>> Begin
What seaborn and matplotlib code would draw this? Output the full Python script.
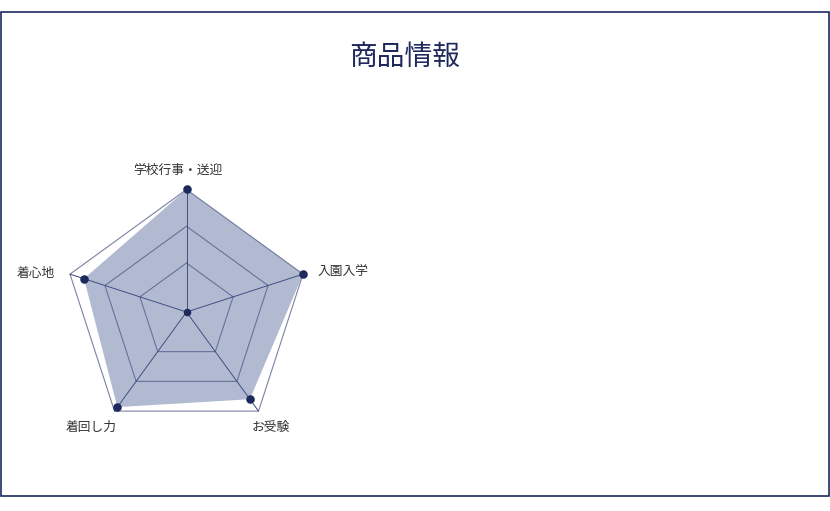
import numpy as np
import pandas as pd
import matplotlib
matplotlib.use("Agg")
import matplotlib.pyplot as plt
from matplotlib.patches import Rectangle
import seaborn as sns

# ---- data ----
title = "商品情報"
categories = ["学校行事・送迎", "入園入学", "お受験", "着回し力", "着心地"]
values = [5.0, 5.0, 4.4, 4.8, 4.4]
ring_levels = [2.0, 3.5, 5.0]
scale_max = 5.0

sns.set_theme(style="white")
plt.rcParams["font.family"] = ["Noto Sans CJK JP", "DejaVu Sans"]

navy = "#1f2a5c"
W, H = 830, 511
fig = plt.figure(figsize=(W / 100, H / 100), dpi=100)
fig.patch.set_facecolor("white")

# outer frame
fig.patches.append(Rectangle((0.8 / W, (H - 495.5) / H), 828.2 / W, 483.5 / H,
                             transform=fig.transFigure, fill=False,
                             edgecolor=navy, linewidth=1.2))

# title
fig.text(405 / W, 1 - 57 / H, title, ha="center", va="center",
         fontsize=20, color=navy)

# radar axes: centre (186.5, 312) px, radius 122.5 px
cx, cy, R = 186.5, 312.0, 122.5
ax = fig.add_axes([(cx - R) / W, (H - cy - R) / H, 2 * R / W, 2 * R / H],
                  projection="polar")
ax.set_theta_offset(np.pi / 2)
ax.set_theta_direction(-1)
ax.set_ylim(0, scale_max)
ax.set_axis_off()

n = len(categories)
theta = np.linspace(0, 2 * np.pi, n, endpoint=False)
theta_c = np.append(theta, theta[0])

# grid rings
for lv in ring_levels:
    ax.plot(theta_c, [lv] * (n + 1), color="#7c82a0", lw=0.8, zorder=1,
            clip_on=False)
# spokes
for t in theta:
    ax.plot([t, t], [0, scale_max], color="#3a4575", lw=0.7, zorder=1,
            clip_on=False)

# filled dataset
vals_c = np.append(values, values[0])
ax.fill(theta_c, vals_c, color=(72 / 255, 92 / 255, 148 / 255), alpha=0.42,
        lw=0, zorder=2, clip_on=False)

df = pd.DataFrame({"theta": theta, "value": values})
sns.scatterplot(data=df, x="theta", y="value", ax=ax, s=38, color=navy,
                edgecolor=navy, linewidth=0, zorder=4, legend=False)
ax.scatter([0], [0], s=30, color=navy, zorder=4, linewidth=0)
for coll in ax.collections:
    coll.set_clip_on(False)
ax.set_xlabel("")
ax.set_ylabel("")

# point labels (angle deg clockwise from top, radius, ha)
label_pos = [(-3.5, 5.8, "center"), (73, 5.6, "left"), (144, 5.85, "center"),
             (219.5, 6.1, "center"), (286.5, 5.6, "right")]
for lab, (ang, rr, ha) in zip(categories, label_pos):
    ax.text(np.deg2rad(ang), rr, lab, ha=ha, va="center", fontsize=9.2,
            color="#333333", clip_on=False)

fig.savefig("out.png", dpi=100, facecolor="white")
>> End
Write out each line of the listing above, exactly, from its first line to the line holding "scale_max = 5.0", inclusive. Skip the pictures.

■ Complete response
What seaborn and matplotlib code would draw this? Output the full Python script.
import numpy as np
import pandas as pd
import matplotlib
matplotlib.use("Agg")
import matplotlib.pyplot as plt
from matplotlib.patches import Rectangle
import seaborn as sns

# ---- data ----
title = "商品情報"
categories = ["学校行事・送迎", "入園入学", "お受験", "着回し力", "着心地"]
values = [5.0, 5.0, 4.4, 4.8, 4.4]
ring_levels = [2.0, 3.5, 5.0]
scale_max = 5.0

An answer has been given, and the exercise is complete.